I feel ashamed of my voyeurism, of treating this all like a sport or a spectacle. As if my watching is somehow helpful, as if clicking the little heart on the Twitter posts is actually doing antifascist work instead of just doomscrolling.
I’m finding it hard to have a coherent, consistent thought about police. This summer introduced me to police and prison abolition, and I feel like I’m most of the way there. But if not police or military, who will stop the insurrectionists? But that’s not a rational thought because the police substantially failed to stop the insurrectionists anyway, and it’s clear that the police also assisted and also were the insurrectionists.
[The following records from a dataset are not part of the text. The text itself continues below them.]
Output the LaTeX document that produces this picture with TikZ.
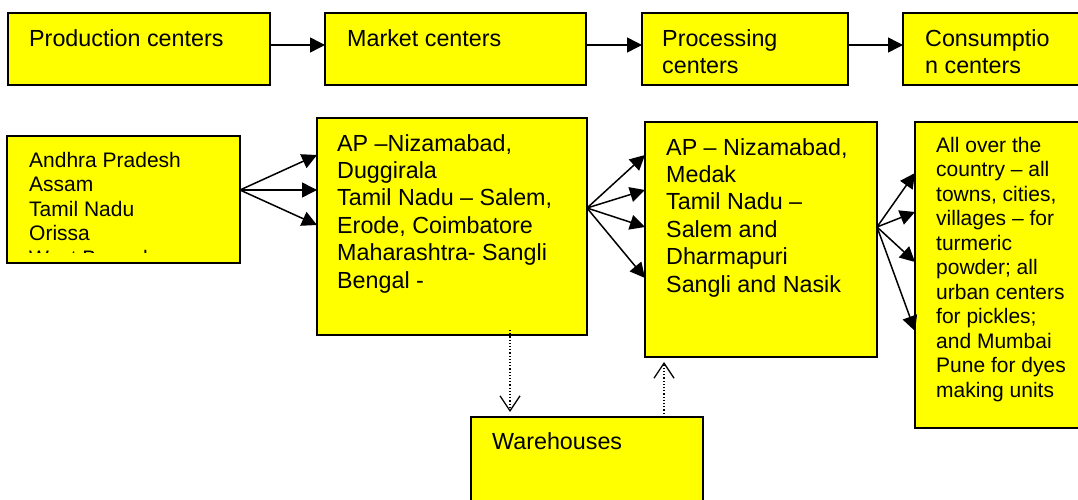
\documentclass[tikz,border=0pt]{standalone}
\usepackage{fontspec}
\setmainfont{Liberation Sans}
\usetikzlibrary{arrows.meta,calc}
\definecolor{boxyellow}{HTML}{FFFF00}
\begin{document}
\begin{tikzpicture}[x=1pt,y=-1pt,
  box/.style={draw=black, line width=1.8pt, fill=boxyellow, inner sep=0pt, outer sep=0pt, anchor=north west, rectangle},
  big/.style={font=\fontsize{23.3}{27.4}\selectfont, inner sep=0pt, anchor=north west, align=left},
  small/.style={font=\fontsize{21}{24.5}\selectfont, inner sep=0pt, anchor=north west, align=left},
  arr/.style={line width=1.5pt, -{Triangle[length=15pt,width=15pt]}},
  dotarr/.style={line width=1.2pt, dotted, -{Straight Barb[length=15pt,width=20pt,line width=1.3pt]}}]
\useasboundingbox (0,0) rectangle (1078,500);
% top row
\node[box, minimum width=262pt, minimum height=72pt] (prod) at (8,13) {};
\node[box, minimum width=261pt, minimum height=72pt] (market) at (325,13) {};
\node[box, minimum width=206pt, minimum height=72pt] (proc) at (642,13) {};
\node[box, minimum width=200pt, minimum height=72pt] (cons) at (903,13) {};
\node[big] (prodt) at (29,26.8) {\strut Production centers};
\node[big] (markett) at (347,26.8) {\strut Market centers};
\node[big] (proct) at (662,26.8) {\strut Processing\\centers};
\node[big] (const) at (925,26.8) {\strut Consumptio\\n centers};
\draw[arr] ([yshift=4pt]prod.east) -- ([yshift=4pt]market.west);
\draw[arr] ([yshift=4pt]market.east) -- ([yshift=4pt]proc.west);
\draw[arr] ([yshift=4pt]proc.east) -- ([yshift=4pt]cons.west);
% lower row
\node[box, minimum width=233pt, minimum height=127pt] (A) at (7,136) {};
\begin{scope}
\clip (8,137) rectangle (239,252);
\node[small] (At) at (29,149.9) {\strut Andhra Pradesh\\Assam\\Tamil Nadu\\Orissa\\West Bengal};
\end{scope}
\node[box, minimum width=270pt, minimum height=217pt] (B) at (317,118) {};
\node[big] (Bt) at (337,131.8) {\strut AP –Nizamabad,\\Duggirala\\Tamil Nadu – Salem,\\Erode, Coimbatore\\Maharashtra- Sangli\\Bengal -};
\node[box, minimum width=232pt, minimum height=235pt] (C) at (645,122) {};
\node[big] (Ct) at (666,135.8) {\strut AP – Nizamabad,\\Medak\\Tamil Nadu –\\Salem and\\Dharmapuri\\Sangli and Nasik};
\node[box, minimum width=190pt, minimum height=306pt] (D) at (915,122) {};
\node[small] (Dt) at (936,134.9) {\strut All over the\\country – all\\towns, cities,\\villages – for\\turmeric\\powder; all\\urban centers\\for pickles;\\and Mumbai\\Pune for dyes\\making units};
\node[box, minimum width=232pt, minimum height=100pt] (W) at (471,417) {};
\node[big] (Wt) at (492,429.8) {\strut Warehouses};
% fans
\coordinate (Ao) at ($(A.north east)+(0,54)$);
\foreach \dy in {37,72,107} \draw[arr] (Ao) -- ($(B.north west)+(0,\dy)$);
\coordinate (Bo) at ($(B.north east)+(0,90)$);
\foreach \dy in {33,68,105,156} \draw[arr] (Bo) -- ($(C.north west)+(0,\dy)$);
\coordinate (Co) at ($(C.north east)+(0,105)$);
\foreach \dy in {51,90,140,209} \draw[arr] (Co) -- ($(D.north west)+(0,\dy)$);
% dotted
\draw[dotarr] ($(B.south west)+(193,-5)$) -- ($(W.north west)+(39,-5)$);
\draw[dotarr] ($(W.north west)+(193,0)$) -- ($(C.south west)+(19,5)$);
\end{tikzpicture}
\end{document}
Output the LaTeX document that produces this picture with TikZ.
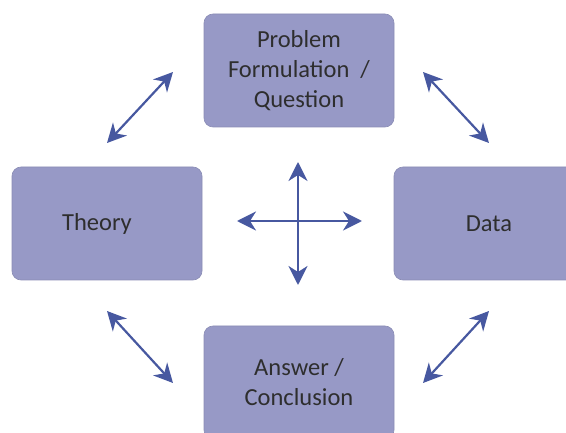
\documentclass[tikz,border=0pt]{standalone}
\usepackage{fontspec}
\setmainfont{Carlito}
\usetikzlibrary{arrows.meta,positioning}
\definecolor{boxfill}{HTML}{9799C6}
\definecolor{boxline}{HTML}{8A8CB4}
\definecolor{arrowblue}{HTML}{4758A0}
\definecolor{textgray}{HTML}{2E2E2E}
\tikzset{
stagebox/.style={
  rectangle,
  rounded corners=9pt,
  fill=boxfill,
  draw=boxline,
  line width=0.6pt,
  minimum width=190pt,
  minimum height=113pt,
  align=center,
  text=textgray,
  font=\fontsize{24.5}{30}\selectfont
  },
linkarrow/.style={
  draw=arrowblue,
  line width=2.2pt,
  {Stealth[length=19pt,width=19pt,inset=6pt]}-{Stealth[length=19pt,width=19pt,inset=6pt]}
  }
}

\begin{document}
\begin{tikzpicture}[x=1pt,y=1pt]
\useasboundingbox (0,0) rectangle (566,432);
\clip (0,0) rectangle (566,432);
% the four stages
\node[stagebox] (problem) at (299,361.5) {Problem\\Formulation\ \ /\\Question};
\node[stagebox] (theory) at (107,208.5) {Theory\hspace*{20pt}};
\node[stagebox] (data) at (489,208.5) {Data};
\node[stagebox] (answer) at (299,49.5) {Answer /\\Conclusion};
% ends of the diagonal arrows
\coordinate (tl1) at (173,360);
\coordinate (tl2) at (107,289);
\coordinate (tr1) at (423,360);
\coordinate (tr2) at (489,289);
\coordinate (bl1) at (107,121);
\coordinate (bl2) at (173,49);
\coordinate (br1) at (489,121);
\coordinate (br2) at (423,49);
% ends of the cross
\coordinate (cw) at (237,211);
\coordinate (ce) at (362,211);
\coordinate (cn) at (298,270);
\coordinate (cs) at (298,147);
\draw[linkarrow] (tl1) -- (tl2);
\draw[linkarrow] (tr1) -- (tr2);
\draw[linkarrow] (bl1) -- (bl2);
\draw[linkarrow] (br1) -- (br2);
\draw[linkarrow] (cw) -- (ce);
\draw[linkarrow] (cn) -- (cs);
\end{tikzpicture}
\end{document}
I’m not planning to make any bets on the events of 2021. I expect things to get considerably worse in terms of white supremacist / fascist violence. Maybe we won’t have anything as spectacular as 1/6, but I expect inauguration day at least to be quite violent. Then there’s the more distributed violence aimed at statehouses across the country; I wouldn’t be surprised if we had multiple assassinations of politicians, judges, sheriffs this year. And I see no reason why the everyday violence of police and capital wouldn’t continue against Black and Indigenous people and other people of color. So I’m not super hopeful right now.
On the other hand, we just adopted a puppy. L named him “Rickert.” (This means I call him Ricky, Rickroll, Rocket, Riker, Rickert Ricardo, ad infinitum. Shanon says I’m not allowed to sing “Ricky Don’t Lose that Number” anymore.) He’s about two months old and weighs four pounds.